5.0 Unified Search API

• FR-5.1 (Endpoint): A single endpoint, POST /api/search, will handle all user-facing search interactions.
• FR-5.2 (Request Body Contract):

{
  "q": "string | null",
  "filters": "object | null",
  "merge_strategy": "string",
  "pagination": {
    "page": 1,
    "limit": 25
  },
  "sorting": {
    "sortBy": "relevance",
    "order": "desc"
  }
}

*   `q` (`string | null`): The raw text query for Typesense.
*   `filters` (`object | null`): Structured filters for PostgreSQL (e.g., `{ wape_gt: 15, region: 'ATL' }`).
*   `merge_strategy` (`string`): Optional, `'INTERSECTION'` (default) or `'UNION'`.
*   `pagination` (`object`): Optional. Defines the page and number of results to return. Defaults to `{ "page": 1, "limit": 25 }`.
*   `sorting` (`object`): Optional. Defines the final sort order of the merged results. E.g., `{ "sortBy": "wape", "order": "desc" }`. Default sort is by relevance. The available `sortBy` fields will depend on the data context.

• FR-5.3 (Response): The immediate response will be 202 Accepted with a search_id. The full results are delivered via WebSocket.

6.0 Phased Implementation Plan

1. Phase 1: Foundation & Synchronization.
   • Deploy Typesense and define initial text schemas.
   • Implement the pgmq-based data synchronization pipeline and measure latency against FR-3.2.
   • Implement PostgreSQL-only analytical queries (using FTS/pg_trgm as a backup for text in case of TypeSense failure).
2. Phase 2: Orchestration & Streaming.
   • Build the Search Orchestrator (SO) with intent analysis and asynchronous job logic.
   • Integrate the SO with the WebSocket service to push status and partial results (FR-2.2).
3. Phase 3: Merging & Advanced UI.
   • Implement the full result merging (Intersection/Union) logic (FR-1.3).
   • Develop the UI to gracefully handle the streaming results and display partial/loading states.

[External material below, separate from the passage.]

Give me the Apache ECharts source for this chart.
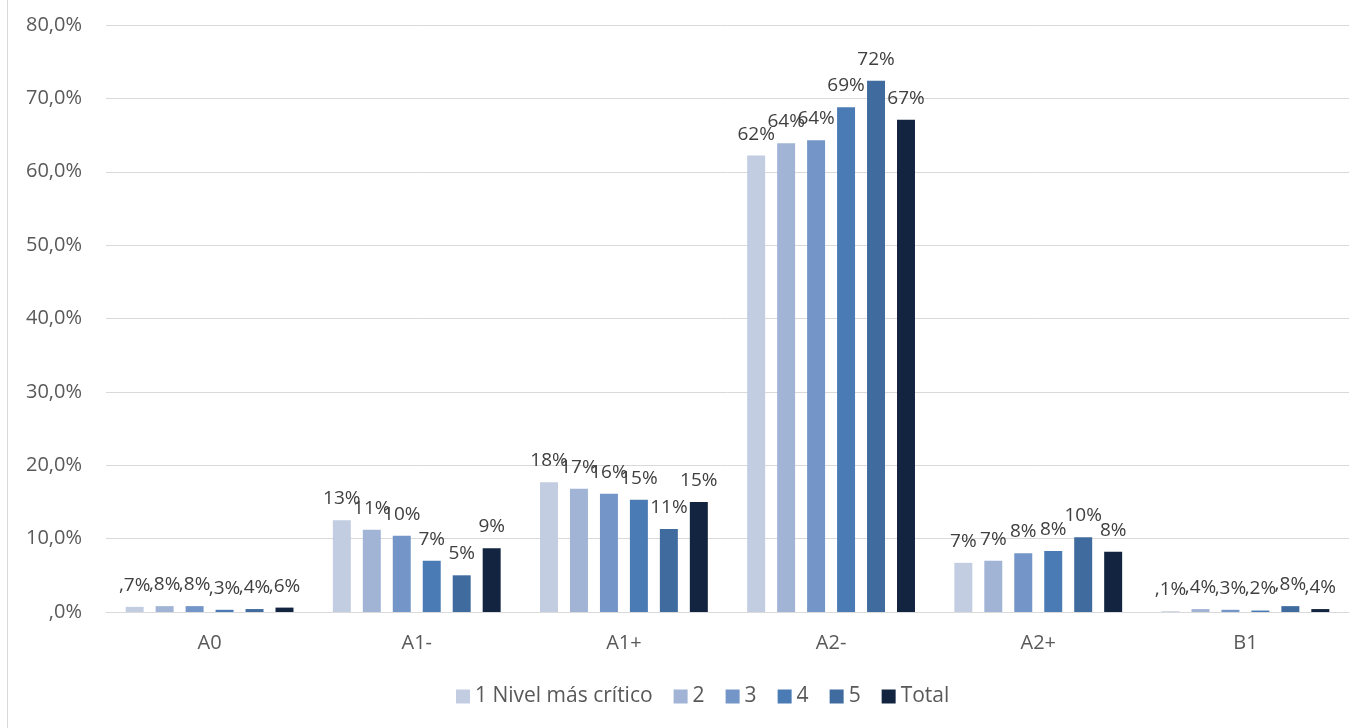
<!DOCTYPE html>
<html>
<head>
<meta charset="utf-8">
<script src="https://cdn.jsdelivr.net/npm/echarts@6/dist/echarts.min.js"></script>
<style>html,body{margin:0;padding:0;background:#fff;}#c{width:1371px;height:728px;}</style>
</head>
<body>
<div id="c"></div>
<script>
const categories = ['A0', 'A1-', 'A1+', 'A2-', 'A2+', 'B1'];
const seriesNames = ['1 Nivel más crítico', '2', '3', '4', '5', 'Total'];
const nivel1 = [0.7, 12.5, 17.7, 62.2, 6.7, 0.1];
const nivel2 = [0.8, 11.2, 16.8, 63.9, 7.0, 0.4];
const nivel3 = [0.8, 10.4, 16.1, 64.3, 8.0, 0.3];
const nivel4 = [0.3, 7.0, 15.3, 68.8, 8.3, 0.2];
const nivel5 = [0.4, 5.0, 11.3, 72.4, 10.2, 0.8];
const total = [0.6, 8.7, 15.0, 67.1, 8.2, 0.4];
const yTicks = [0, 10, 20, 30, 40, 50, 60, 70, 80];

const seriesData = [nivel1, nivel2, nivel3, nivel4, nivel5, total];
const colors = ['#c2cde2', '#a1b4d6', '#7395c7', '#4a7bb5', '#3f6b9f', '#12243f'];

function labelFmt(v) {
  if (v < 1) return ',' + Math.round(v * 10) + '%';
  return Math.round(v) + '%';
}
function axisFmt(v) {
  if (v === 0) return ',0%';
  return v.toFixed(1).replace('.', ',') + '%';
}

const chart = echarts.init(document.getElementById('c'));
chart.setOption({
  animation: false,
  backgroundColor: '#ffffff',
  textStyle: { fontFamily: 'Open Sans, Calibri, sans-serif' },
  graphic: [{
    type: 'line',
    shape: { x1: 7.5, y1: 0, x2: 7.5, y2: 728 },
    style: { stroke: '#d9d9d9', lineWidth: 1 }
  }],
  grid: { left: 106, right: 22, top: 25, bottom: 116, containLabel: false },
  legend: {
    data: seriesNames,
    bottom: 16,
    left: 451,
    itemWidth: 14,
    itemHeight: 14,
    itemGap: 21,
    icon: 'rect',
    textStyle: { fontSize: 21, color: '#595959', fontFamily: 'Open Sans, Calibri, sans-serif' }
  },
  xAxis: {
    type: 'category',
    data: categories,
    axisLine: { lineStyle: { color: '#d9d9d9', width: 1 } },
    axisTick: { show: false },
    axisLabel: { fontSize: 20, color: '#595959', margin: 21 }
  },
  yAxis: {
    type: 'value',
    min: yTicks[0],
    max: yTicks[yTicks.length - 1],
    interval: 10,
    axisLine: { show: false },
    axisTick: { show: false },
    splitLine: { lineStyle: { color: '#d9d9d9', width: 1 } },
    axisLabel: { fontSize: 20, color: '#595959', margin: 24, formatter: axisFmt }
  },
  series: seriesData.map((d, i) => ({
    name: seriesNames[i],
    type: 'bar',
    data: d,
    barGap: '66.7%',
    barCategoryGap: '19%',
    itemStyle: { color: colors[i] },
    label: {
      show: true,
      position: 'top',
      distance: 12,
      fontSize: 19,
      color: '#404040',
      formatter: p => labelFmt(p.value)
    }
  }))
});
</script>
</body>
</html>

7.0 Non-Functional Requirements

• Performance: Text-only queries (Typesense) should have a P95 latency of <50ms. Combined queries should have a P95 latency of <500ms.
• Consistency: The data synchronization lag between PostgreSQL and Typesense must be under 5 seconds.
• Security: All search queries must adhere to tenant isolation and role-based access controls, as specified in FR-1.5. The Search Orchestrator is the primary enforcement point for this requirement.
• Reliability: The system must include a fallback mechanism in case the data synchronization worker fails.